Task details
In the entries, find all lines that hold the word "this" and copy them.

Data provided
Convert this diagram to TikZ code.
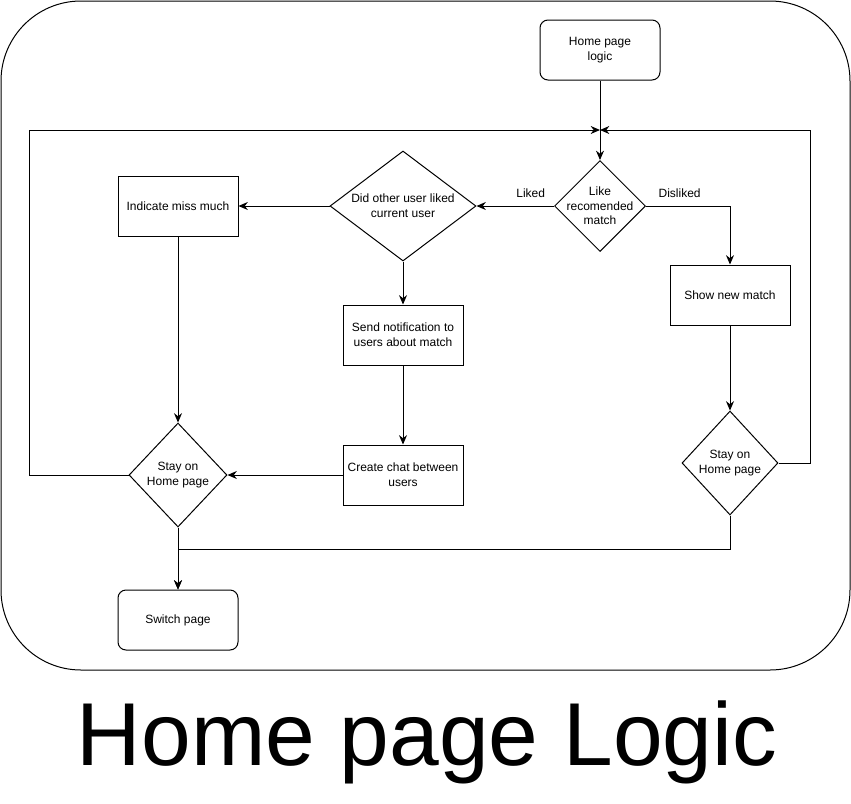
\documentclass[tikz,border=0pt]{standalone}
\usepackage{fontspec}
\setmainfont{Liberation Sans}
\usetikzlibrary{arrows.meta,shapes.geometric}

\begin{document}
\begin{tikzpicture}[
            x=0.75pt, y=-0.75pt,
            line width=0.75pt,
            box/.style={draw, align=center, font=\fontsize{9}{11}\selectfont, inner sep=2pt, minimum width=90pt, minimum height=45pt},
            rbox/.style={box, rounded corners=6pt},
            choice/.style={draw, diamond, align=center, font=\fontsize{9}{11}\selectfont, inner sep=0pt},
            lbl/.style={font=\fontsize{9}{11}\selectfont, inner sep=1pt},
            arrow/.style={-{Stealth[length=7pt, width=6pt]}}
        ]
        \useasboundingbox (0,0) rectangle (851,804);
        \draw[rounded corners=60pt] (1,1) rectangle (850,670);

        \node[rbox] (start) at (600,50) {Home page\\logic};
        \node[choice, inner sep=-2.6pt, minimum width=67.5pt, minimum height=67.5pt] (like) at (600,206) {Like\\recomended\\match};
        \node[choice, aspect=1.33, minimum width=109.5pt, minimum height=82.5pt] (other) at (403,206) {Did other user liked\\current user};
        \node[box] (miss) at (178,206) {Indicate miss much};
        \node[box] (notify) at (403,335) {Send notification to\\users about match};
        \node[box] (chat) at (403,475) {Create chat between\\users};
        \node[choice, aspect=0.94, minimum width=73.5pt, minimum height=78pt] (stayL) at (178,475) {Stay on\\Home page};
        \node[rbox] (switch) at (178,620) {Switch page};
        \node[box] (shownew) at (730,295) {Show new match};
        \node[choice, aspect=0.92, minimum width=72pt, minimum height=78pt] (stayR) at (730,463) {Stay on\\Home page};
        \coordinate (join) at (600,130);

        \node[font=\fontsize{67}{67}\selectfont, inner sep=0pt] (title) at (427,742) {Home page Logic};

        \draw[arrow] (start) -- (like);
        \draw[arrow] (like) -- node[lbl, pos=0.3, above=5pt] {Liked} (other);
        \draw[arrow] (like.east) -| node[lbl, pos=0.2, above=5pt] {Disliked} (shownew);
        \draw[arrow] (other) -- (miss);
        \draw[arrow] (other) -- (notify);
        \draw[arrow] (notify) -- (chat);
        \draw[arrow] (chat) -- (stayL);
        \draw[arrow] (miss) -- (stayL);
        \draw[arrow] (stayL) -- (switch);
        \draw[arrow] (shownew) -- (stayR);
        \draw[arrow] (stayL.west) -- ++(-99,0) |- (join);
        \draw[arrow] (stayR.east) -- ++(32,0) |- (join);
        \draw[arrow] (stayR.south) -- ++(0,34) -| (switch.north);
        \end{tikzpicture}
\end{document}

---

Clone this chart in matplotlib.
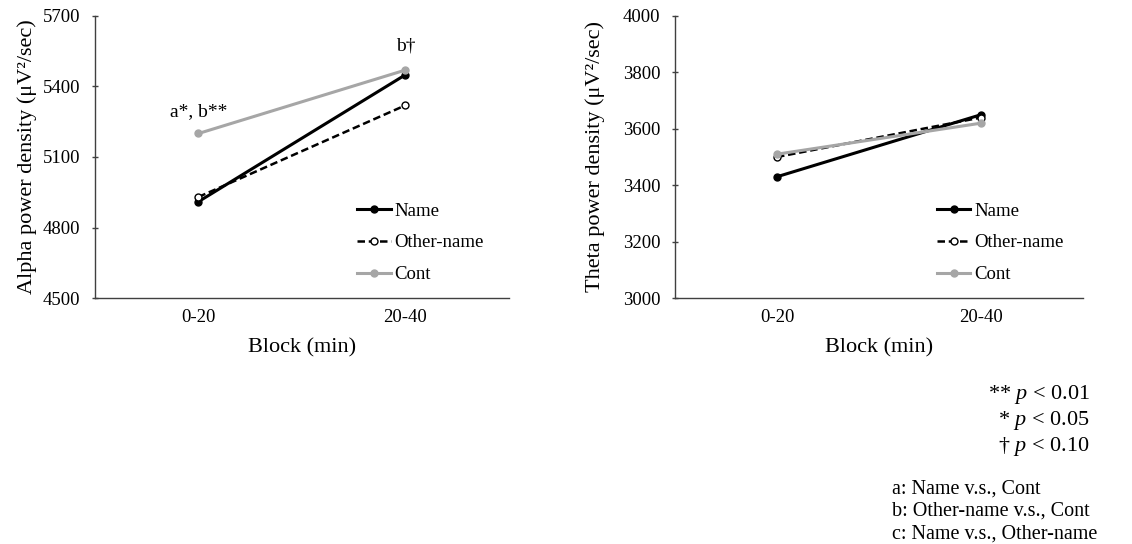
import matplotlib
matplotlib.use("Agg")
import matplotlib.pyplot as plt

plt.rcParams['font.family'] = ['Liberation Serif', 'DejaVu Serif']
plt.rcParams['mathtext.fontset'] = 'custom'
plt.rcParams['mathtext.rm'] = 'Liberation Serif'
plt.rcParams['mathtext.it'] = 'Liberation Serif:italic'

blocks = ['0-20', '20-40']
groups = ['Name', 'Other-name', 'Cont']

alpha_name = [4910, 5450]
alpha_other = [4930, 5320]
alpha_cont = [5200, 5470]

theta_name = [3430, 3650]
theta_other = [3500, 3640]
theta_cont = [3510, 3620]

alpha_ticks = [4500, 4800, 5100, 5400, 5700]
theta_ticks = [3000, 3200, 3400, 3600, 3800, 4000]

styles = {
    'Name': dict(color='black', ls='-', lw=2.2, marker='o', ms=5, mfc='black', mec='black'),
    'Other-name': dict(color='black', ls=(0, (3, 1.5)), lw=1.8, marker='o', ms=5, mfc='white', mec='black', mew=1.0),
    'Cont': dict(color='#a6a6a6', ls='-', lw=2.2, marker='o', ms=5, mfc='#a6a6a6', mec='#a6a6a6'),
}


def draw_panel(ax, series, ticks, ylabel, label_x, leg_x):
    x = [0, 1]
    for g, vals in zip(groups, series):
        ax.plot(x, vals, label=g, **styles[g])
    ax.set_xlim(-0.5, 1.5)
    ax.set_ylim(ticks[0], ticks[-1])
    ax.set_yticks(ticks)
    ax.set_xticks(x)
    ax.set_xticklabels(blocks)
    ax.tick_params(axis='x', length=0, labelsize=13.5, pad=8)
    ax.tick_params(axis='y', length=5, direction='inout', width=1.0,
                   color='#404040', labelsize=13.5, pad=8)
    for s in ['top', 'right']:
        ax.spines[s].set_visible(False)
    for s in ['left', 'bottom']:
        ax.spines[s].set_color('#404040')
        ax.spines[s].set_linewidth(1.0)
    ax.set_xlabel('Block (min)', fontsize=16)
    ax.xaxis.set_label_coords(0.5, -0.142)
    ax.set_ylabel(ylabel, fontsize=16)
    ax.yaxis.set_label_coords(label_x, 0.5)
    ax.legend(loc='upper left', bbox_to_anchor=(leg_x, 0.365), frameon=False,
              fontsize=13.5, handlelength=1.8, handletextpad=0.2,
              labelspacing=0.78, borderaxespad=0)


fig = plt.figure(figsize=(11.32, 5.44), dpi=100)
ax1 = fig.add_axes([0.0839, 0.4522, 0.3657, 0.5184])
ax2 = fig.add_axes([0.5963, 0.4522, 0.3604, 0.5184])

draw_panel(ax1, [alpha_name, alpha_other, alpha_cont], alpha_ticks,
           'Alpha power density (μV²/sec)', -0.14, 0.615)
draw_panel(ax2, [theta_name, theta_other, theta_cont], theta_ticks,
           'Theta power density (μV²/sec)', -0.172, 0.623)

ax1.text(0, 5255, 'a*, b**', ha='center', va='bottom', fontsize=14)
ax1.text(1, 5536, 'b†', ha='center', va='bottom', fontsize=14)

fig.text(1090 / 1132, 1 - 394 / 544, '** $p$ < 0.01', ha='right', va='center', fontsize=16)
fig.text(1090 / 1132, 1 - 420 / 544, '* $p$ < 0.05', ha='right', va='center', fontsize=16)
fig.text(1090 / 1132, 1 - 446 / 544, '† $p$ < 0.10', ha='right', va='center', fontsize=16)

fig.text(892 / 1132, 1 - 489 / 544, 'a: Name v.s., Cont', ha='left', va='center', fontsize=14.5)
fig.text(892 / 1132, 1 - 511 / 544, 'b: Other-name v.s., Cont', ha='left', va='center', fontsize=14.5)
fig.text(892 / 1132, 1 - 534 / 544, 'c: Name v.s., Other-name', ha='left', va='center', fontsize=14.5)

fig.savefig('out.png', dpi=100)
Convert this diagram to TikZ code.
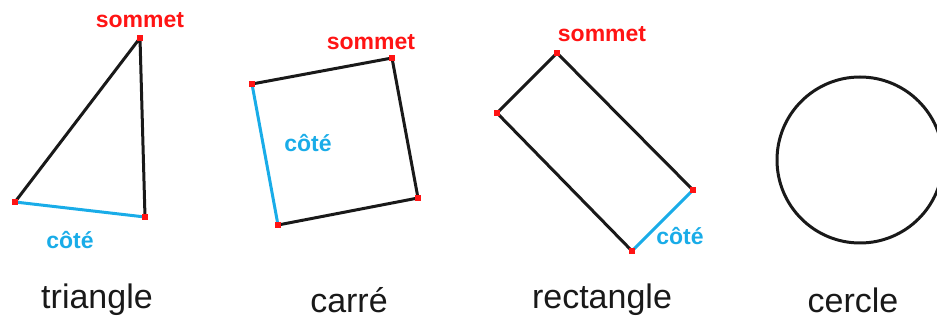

...

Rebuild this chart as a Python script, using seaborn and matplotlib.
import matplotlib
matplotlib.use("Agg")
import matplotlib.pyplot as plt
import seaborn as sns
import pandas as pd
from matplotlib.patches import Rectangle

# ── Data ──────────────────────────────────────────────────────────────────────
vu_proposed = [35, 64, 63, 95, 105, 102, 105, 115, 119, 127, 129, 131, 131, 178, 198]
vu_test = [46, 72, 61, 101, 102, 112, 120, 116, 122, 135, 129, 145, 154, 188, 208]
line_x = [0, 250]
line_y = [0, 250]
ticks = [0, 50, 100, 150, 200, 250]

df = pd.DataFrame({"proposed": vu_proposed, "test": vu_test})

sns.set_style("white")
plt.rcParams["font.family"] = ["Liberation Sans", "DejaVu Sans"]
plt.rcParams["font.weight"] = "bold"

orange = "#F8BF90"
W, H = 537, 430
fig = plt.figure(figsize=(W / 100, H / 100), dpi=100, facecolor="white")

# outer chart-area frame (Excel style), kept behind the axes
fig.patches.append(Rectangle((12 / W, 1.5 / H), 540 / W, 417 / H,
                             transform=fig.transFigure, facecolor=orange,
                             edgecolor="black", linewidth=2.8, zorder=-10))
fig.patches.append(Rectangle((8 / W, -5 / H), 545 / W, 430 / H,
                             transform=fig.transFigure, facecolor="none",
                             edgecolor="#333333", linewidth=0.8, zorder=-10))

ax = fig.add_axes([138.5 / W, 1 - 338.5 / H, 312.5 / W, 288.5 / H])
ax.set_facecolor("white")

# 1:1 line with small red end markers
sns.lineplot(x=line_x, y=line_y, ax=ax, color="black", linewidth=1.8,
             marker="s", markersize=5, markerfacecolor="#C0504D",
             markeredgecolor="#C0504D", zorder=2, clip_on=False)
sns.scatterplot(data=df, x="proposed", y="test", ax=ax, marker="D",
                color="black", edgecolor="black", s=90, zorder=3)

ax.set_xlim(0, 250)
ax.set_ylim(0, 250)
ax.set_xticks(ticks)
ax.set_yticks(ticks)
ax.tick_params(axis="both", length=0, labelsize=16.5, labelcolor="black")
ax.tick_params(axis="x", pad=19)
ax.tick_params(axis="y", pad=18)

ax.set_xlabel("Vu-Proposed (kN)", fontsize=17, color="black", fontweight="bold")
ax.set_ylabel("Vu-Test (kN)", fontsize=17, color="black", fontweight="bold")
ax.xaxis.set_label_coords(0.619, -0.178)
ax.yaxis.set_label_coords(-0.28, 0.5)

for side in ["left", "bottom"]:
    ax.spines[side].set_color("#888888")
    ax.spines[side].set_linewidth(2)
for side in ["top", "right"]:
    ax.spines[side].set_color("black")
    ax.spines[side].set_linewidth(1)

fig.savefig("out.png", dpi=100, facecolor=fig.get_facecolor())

Answer to the problem
Convert this diagram to TikZ code.
Clone this chart in matplotlib.
Convert this diagram to TikZ code.
Rebuild this chart as a Python script, using seaborn and matplotlib.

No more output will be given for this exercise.